Stored items
((
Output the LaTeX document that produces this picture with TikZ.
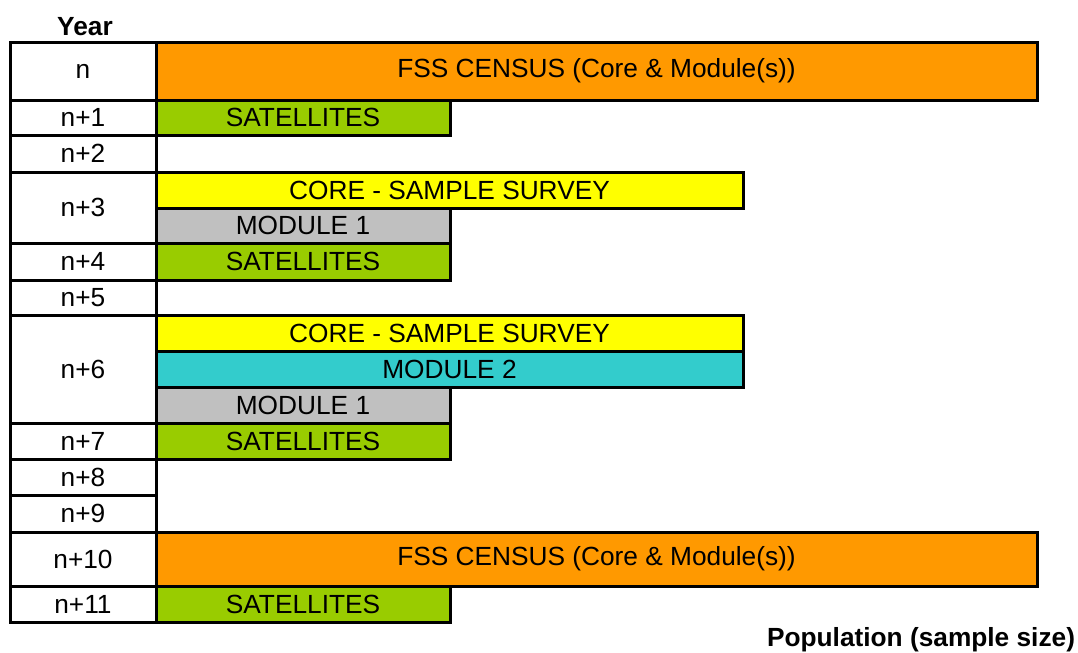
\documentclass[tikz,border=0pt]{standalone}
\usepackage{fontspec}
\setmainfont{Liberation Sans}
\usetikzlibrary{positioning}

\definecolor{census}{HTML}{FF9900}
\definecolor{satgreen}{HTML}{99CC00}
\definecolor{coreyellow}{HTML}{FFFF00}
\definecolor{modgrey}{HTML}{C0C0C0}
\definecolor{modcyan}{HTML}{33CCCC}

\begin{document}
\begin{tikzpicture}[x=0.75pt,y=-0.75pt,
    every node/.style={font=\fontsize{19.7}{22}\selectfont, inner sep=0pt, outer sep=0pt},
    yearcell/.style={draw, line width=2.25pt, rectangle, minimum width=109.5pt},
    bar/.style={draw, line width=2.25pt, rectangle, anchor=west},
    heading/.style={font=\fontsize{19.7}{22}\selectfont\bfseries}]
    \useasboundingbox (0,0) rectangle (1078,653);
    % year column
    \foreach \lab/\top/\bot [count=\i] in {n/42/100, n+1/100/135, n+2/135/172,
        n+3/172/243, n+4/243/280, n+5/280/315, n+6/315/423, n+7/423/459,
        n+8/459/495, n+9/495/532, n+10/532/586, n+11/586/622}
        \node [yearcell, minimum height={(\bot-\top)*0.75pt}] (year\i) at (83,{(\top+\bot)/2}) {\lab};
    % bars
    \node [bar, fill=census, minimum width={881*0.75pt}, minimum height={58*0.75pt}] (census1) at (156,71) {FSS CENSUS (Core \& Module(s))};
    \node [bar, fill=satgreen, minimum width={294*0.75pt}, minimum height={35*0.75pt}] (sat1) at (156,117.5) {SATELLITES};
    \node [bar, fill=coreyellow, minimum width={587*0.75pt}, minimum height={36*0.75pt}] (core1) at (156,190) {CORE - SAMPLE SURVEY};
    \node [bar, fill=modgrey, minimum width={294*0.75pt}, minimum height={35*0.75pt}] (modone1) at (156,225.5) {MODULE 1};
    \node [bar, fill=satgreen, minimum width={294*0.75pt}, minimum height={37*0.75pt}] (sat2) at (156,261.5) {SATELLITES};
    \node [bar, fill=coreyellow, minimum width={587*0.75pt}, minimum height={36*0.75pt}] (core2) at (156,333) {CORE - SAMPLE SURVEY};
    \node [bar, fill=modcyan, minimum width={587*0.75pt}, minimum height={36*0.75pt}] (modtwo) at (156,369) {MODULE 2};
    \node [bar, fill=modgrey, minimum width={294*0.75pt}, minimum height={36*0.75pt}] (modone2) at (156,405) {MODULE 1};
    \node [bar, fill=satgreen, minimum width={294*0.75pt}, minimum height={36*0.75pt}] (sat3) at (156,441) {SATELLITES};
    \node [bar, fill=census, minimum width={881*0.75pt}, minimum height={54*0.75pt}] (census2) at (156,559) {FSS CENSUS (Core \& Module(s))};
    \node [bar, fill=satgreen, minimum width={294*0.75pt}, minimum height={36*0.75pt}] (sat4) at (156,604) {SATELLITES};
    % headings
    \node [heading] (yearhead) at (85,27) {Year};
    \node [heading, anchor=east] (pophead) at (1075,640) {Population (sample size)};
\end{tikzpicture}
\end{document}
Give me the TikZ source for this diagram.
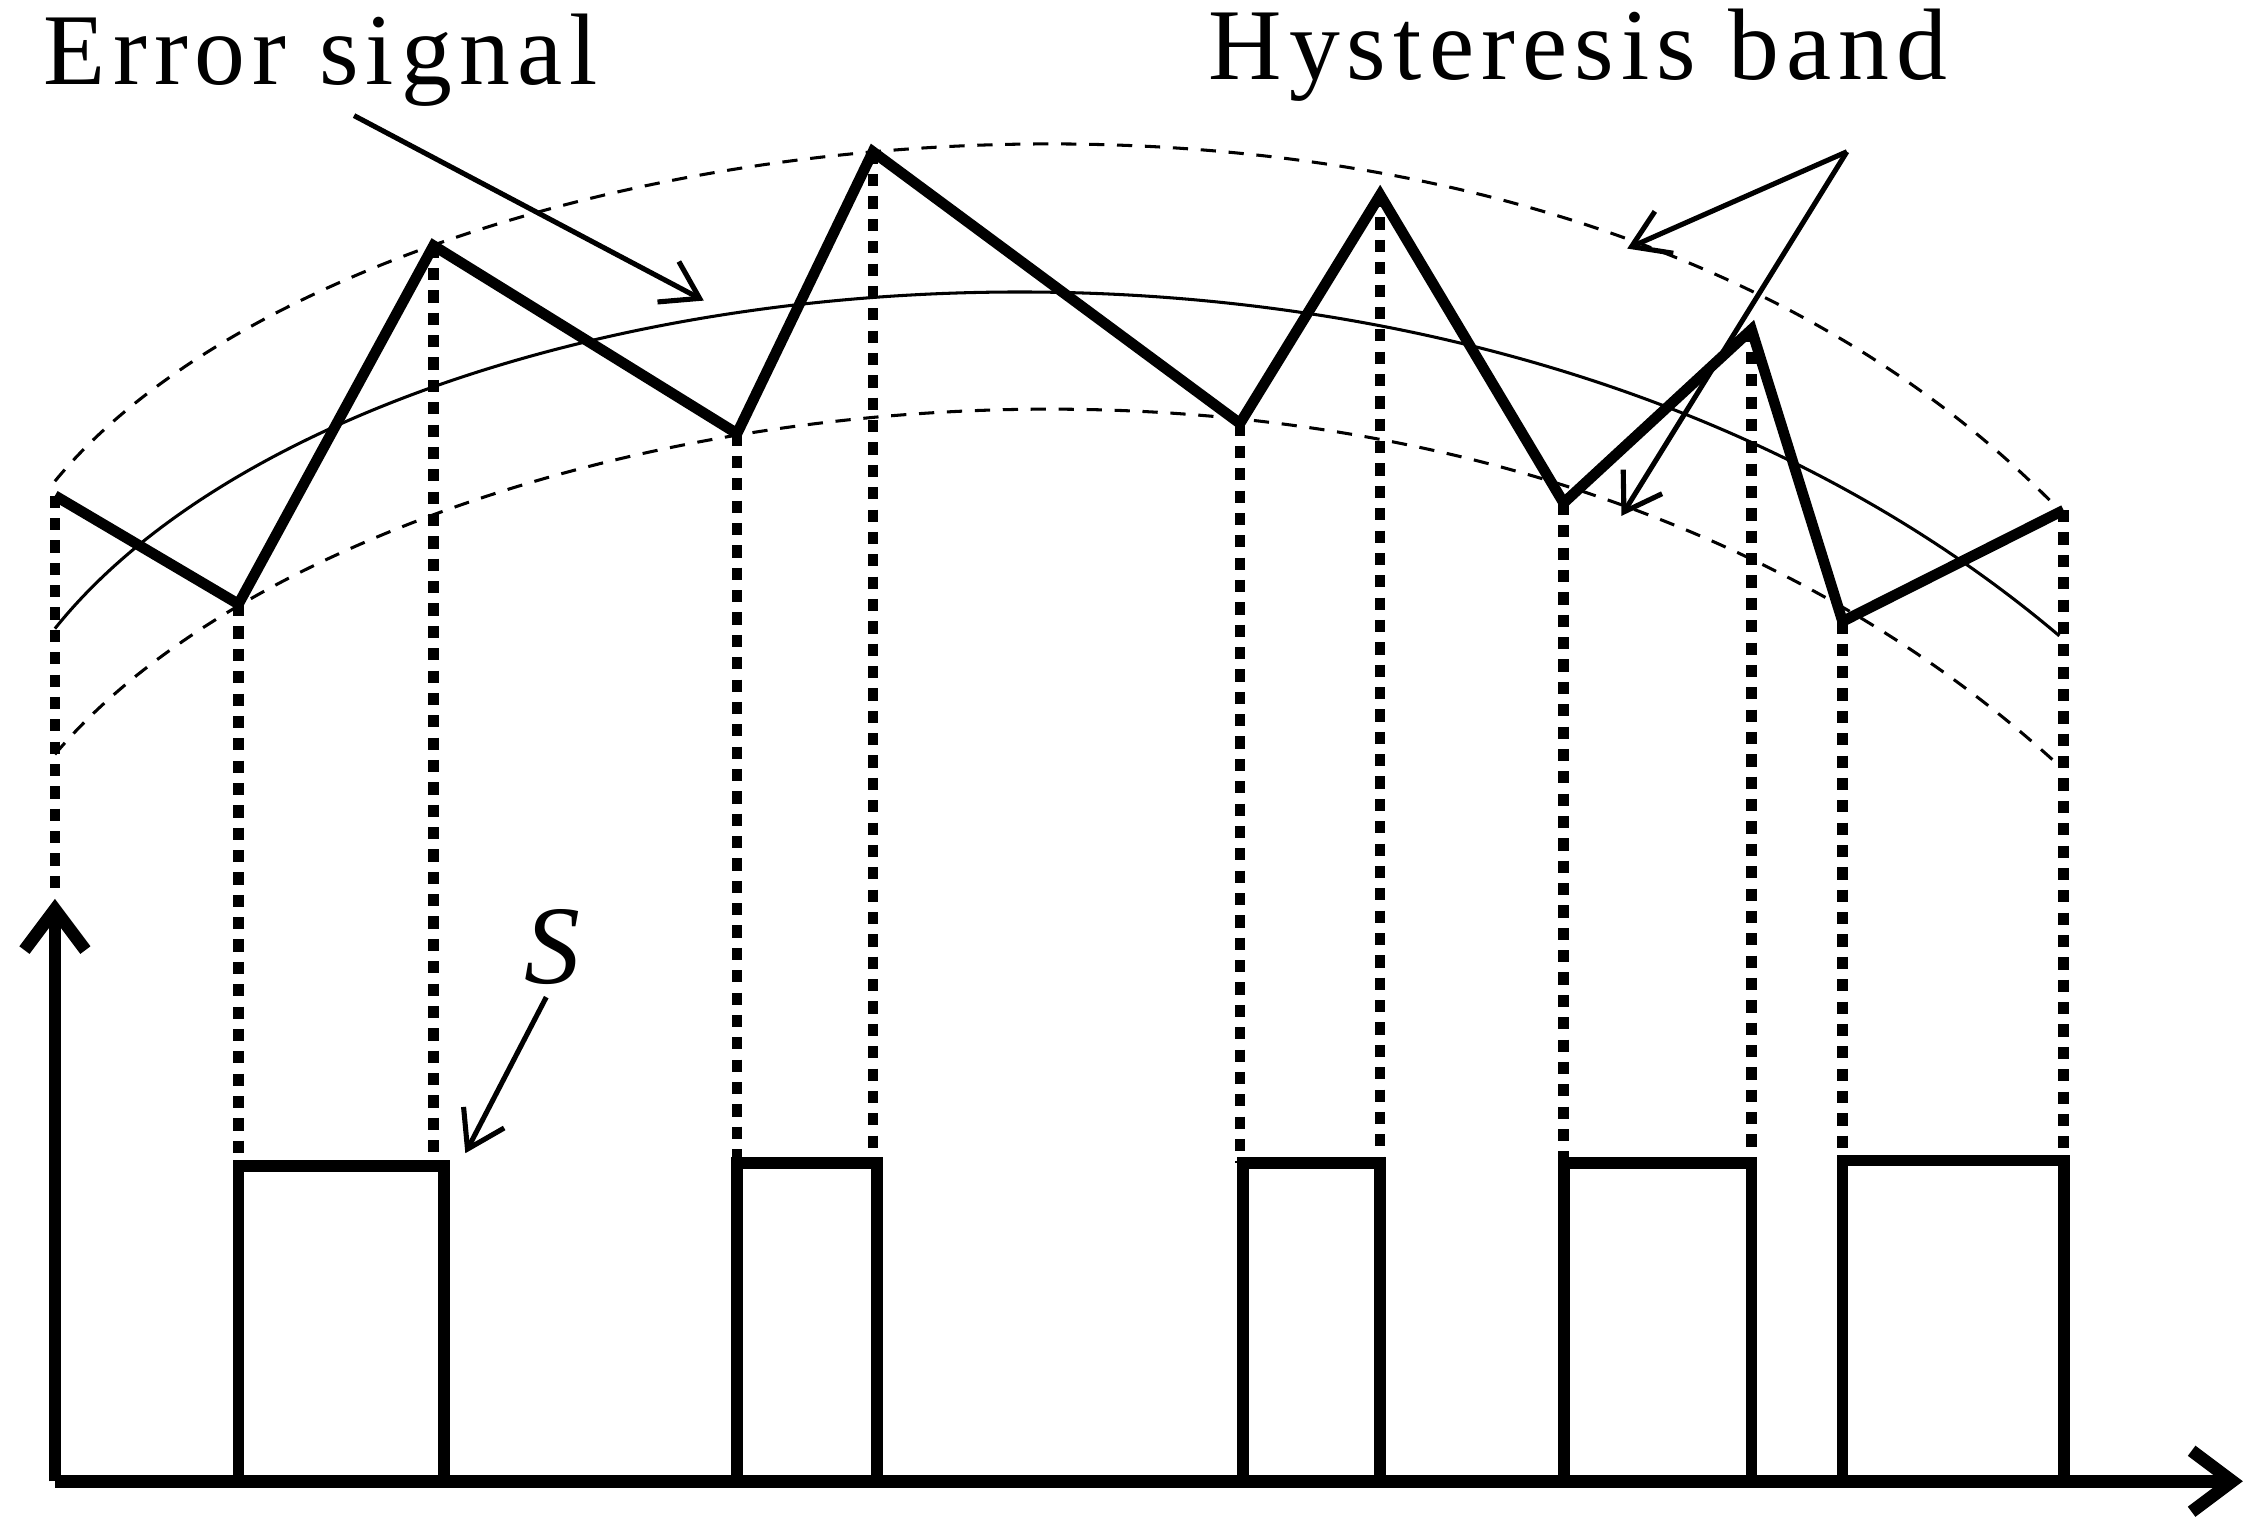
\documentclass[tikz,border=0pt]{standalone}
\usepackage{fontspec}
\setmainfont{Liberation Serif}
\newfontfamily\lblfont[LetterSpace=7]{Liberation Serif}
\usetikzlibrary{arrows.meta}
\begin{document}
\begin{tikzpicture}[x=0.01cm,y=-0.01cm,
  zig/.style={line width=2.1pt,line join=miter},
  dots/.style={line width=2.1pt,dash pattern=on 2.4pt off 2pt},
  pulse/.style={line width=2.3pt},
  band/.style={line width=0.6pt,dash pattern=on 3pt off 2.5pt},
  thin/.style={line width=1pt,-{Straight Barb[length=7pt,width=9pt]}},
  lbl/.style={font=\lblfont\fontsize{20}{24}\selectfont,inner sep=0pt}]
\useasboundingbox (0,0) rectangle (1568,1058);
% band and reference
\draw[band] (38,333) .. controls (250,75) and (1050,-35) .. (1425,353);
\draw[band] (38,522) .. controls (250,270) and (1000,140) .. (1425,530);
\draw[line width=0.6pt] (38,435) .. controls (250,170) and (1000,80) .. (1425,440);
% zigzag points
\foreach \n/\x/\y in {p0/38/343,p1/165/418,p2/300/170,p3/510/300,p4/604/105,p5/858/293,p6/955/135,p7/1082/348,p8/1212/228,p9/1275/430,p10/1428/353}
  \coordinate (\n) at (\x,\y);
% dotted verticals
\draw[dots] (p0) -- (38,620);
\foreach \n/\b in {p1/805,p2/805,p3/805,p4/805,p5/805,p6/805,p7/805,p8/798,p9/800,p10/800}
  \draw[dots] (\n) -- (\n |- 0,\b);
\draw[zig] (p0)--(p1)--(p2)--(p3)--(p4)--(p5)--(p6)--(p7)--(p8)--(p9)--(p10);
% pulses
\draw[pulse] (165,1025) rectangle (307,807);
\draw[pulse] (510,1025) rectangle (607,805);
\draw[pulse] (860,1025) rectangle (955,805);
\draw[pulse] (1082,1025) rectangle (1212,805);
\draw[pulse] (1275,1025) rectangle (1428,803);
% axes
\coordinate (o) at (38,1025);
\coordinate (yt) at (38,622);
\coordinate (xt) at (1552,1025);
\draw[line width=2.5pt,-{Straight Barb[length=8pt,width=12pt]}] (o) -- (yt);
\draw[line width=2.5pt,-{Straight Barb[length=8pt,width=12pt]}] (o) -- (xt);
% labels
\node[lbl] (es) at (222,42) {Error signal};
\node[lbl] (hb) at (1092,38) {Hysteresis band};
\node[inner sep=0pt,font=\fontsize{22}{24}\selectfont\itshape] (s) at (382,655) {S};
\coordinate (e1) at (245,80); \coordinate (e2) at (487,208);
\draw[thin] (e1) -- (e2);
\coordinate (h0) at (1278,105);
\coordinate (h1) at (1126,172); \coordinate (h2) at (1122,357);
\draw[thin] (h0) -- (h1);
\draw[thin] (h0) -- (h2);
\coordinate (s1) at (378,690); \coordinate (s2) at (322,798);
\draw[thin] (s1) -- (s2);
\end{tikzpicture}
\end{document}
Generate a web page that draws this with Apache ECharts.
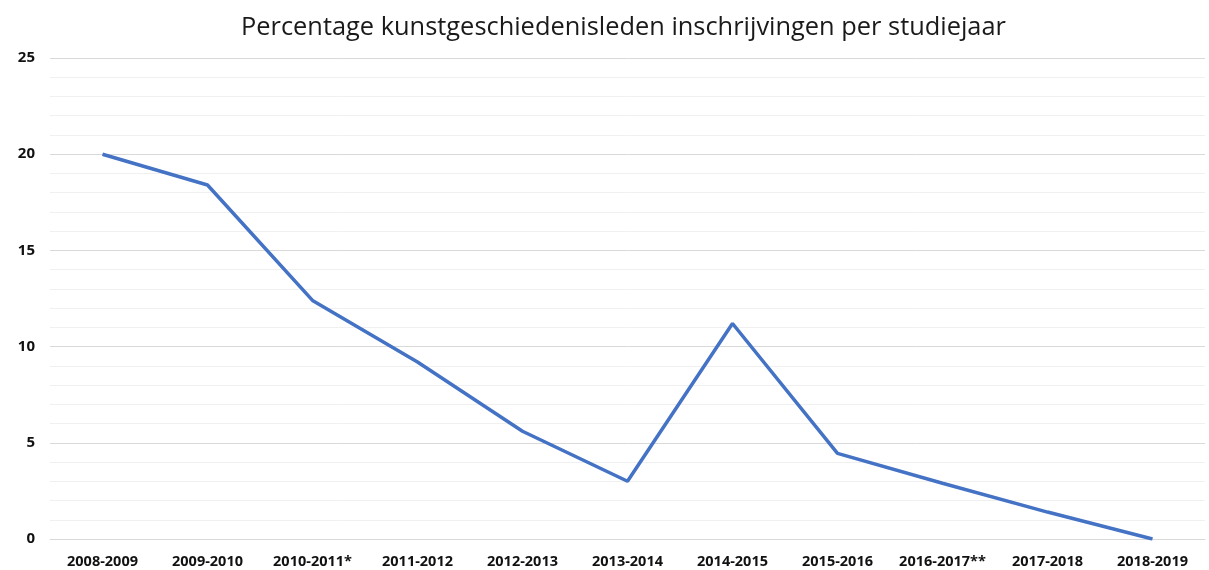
))
YOUR TASK :: Reproduce all the entries that precede this task, word for word, minus any pictures.

RESPONSE ::
Output the LaTeX document that produces this picture with TikZ.
\documentclass[tikz,border=0pt]{standalone}
\usepackage{fontspec}
\setmainfont{Liberation Sans}
\usetikzlibrary{positioning}

\definecolor{census}{HTML}{FF9900}
\definecolor{satgreen}{HTML}{99CC00}
\definecolor{coreyellow}{HTML}{FFFF00}
\definecolor{modgrey}{HTML}{C0C0C0}
\definecolor{modcyan}{HTML}{33CCCC}

\begin{document}
\begin{tikzpicture}[x=0.75pt,y=-0.75pt,
    every node/.style={font=\fontsize{19.7}{22}\selectfont, inner sep=0pt, outer sep=0pt},
    yearcell/.style={draw, line width=2.25pt, rectangle, minimum width=109.5pt},
    bar/.style={draw, line width=2.25pt, rectangle, anchor=west},
    heading/.style={font=\fontsize{19.7}{22}\selectfont\bfseries}]
    \useasboundingbox (0,0) rectangle (1078,653);
    % year column
    \foreach \lab/\top/\bot [count=\i] in {n/42/100, n+1/100/135, n+2/135/172,
        n+3/172/243, n+4/243/280, n+5/280/315, n+6/315/423, n+7/423/459,
        n+8/459/495, n+9/495/532, n+10/532/586, n+11/586/622}
        \node [yearcell, minimum height={(\bot-\top)*0.75pt}] (year\i) at (83,{(\top+\bot)/2}) {\lab};
    % bars
    \node [bar, fill=census, minimum width={881*0.75pt}, minimum height={58*0.75pt}] (census1) at (156,71) {FSS CENSUS (Core \& Module(s))};
    \node [bar, fill=satgreen, minimum width={294*0.75pt}, minimum height={35*0.75pt}] (sat1) at (156,117.5) {SATELLITES};
    \node [bar, fill=coreyellow, minimum width={587*0.75pt}, minimum height={36*0.75pt}] (core1) at (156,190) {CORE - SAMPLE SURVEY};
    \node [bar, fill=modgrey, minimum width={294*0.75pt}, minimum height={35*0.75pt}] (modone1) at (156,225.5) {MODULE 1};
    \node [bar, fill=satgreen, minimum width={294*0.75pt}, minimum height={37*0.75pt}] (sat2) at (156,261.5) {SATELLITES};
    \node [bar, fill=coreyellow, minimum width={587*0.75pt}, minimum height={36*0.75pt}] (core2) at (156,333) {CORE - SAMPLE SURVEY};
    \node [bar, fill=modcyan, minimum width={587*0.75pt}, minimum height={36*0.75pt}] (modtwo) at (156,369) {MODULE 2};
    \node [bar, fill=modgrey, minimum width={294*0.75pt}, minimum height={36*0.75pt}] (modone2) at (156,405) {MODULE 1};
    \node [bar, fill=satgreen, minimum width={294*0.75pt}, minimum height={36*0.75pt}] (sat3) at (156,441) {SATELLITES};
    \node [bar, fill=census, minimum width={881*0.75pt}, minimum height={54*0.75pt}] (census2) at (156,559) {FSS CENSUS (Core \& Module(s))};
    \node [bar, fill=satgreen, minimum width={294*0.75pt}, minimum height={36*0.75pt}] (sat4) at (156,604) {SATELLITES};
    % headings
    \node [heading] (yearhead) at (85,27) {Year};
    \node [heading, anchor=east] (pophead) at (1075,640) {Population (sample size)};
\end{tikzpicture}
\end{document}
Give me the TikZ source for this diagram.
\documentclass[tikz,border=0pt]{standalone}
\usepackage{fontspec}
\setmainfont{Liberation Serif}
\newfontfamily\lblfont[LetterSpace=7]{Liberation Serif}
\usetikzlibrary{arrows.meta}
\begin{document}
\begin{tikzpicture}[x=0.01cm,y=-0.01cm,
  zig/.style={line width=2.1pt,line join=miter},
  dots/.style={line width=2.1pt,dash pattern=on 2.4pt off 2pt},
  pulse/.style={line width=2.3pt},
  band/.style={line width=0.6pt,dash pattern=on 3pt off 2.5pt},
  thin/.style={line width=1pt,-{Straight Barb[length=7pt,width=9pt]}},
  lbl/.style={font=\lblfont\fontsize{20}{24}\selectfont,inner sep=0pt}]
\useasboundingbox (0,0) rectangle (1568,1058);
% band and reference
\draw[band] (38,333) .. controls (250,75) and (1050,-35) .. (1425,353);
\draw[band] (38,522) .. controls (250,270) and (1000,140) .. (1425,530);
\draw[line width=0.6pt] (38,435) .. controls (250,170) and (1000,80) .. (1425,440);
% zigzag points
\foreach \n/\x/\y in {p0/38/343,p1/165/418,p2/300/170,p3/510/300,p4/604/105,p5/858/293,p6/955/135,p7/1082/348,p8/1212/228,p9/1275/430,p10/1428/353}
  \coordinate (\n) at (\x,\y);
% dotted verticals
\draw[dots] (p0) -- (38,620);
\foreach \n/\b in {p1/805,p2/805,p3/805,p4/805,p5/805,p6/805,p7/805,p8/798,p9/800,p10/800}
  \draw[dots] (\n) -- (\n |- 0,\b);
\draw[zig] (p0)--(p1)--(p2)--(p3)--(p4)--(p5)--(p6)--(p7)--(p8)--(p9)--(p10);
% pulses
\draw[pulse] (165,1025) rectangle (307,807);
\draw[pulse] (510,1025) rectangle (607,805);
\draw[pulse] (860,1025) rectangle (955,805);
\draw[pulse] (1082,1025) rectangle (1212,805);
\draw[pulse] (1275,1025) rectangle (1428,803);
% axes
\coordinate (o) at (38,1025);
\coordinate (yt) at (38,622);
\coordinate (xt) at (1552,1025);
\draw[line width=2.5pt,-{Straight Barb[length=8pt,width=12pt]}] (o) -- (yt);
\draw[line width=2.5pt,-{Straight Barb[length=8pt,width=12pt]}] (o) -- (xt);
% labels
\node[lbl] (es) at (222,42) {Error signal};
\node[lbl] (hb) at (1092,38) {Hysteresis band};
\node[inner sep=0pt,font=\fontsize{22}{24}\selectfont\itshape] (s) at (382,655) {S};
\coordinate (e1) at (245,80); \coordinate (e2) at (487,208);
\draw[thin] (e1) -- (e2);
\coordinate (h0) at (1278,105);
\coordinate (h1) at (1126,172); \coordinate (h2) at (1122,357);
\draw[thin] (h0) -- (h1);
\draw[thin] (h0) -- (h2);
\coordinate (s1) at (378,690); \coordinate (s2) at (322,798);
\draw[thin] (s1) -- (s2);
\end{tikzpicture}
\end{document}
Generate a web page that draws this with Apache ECharts.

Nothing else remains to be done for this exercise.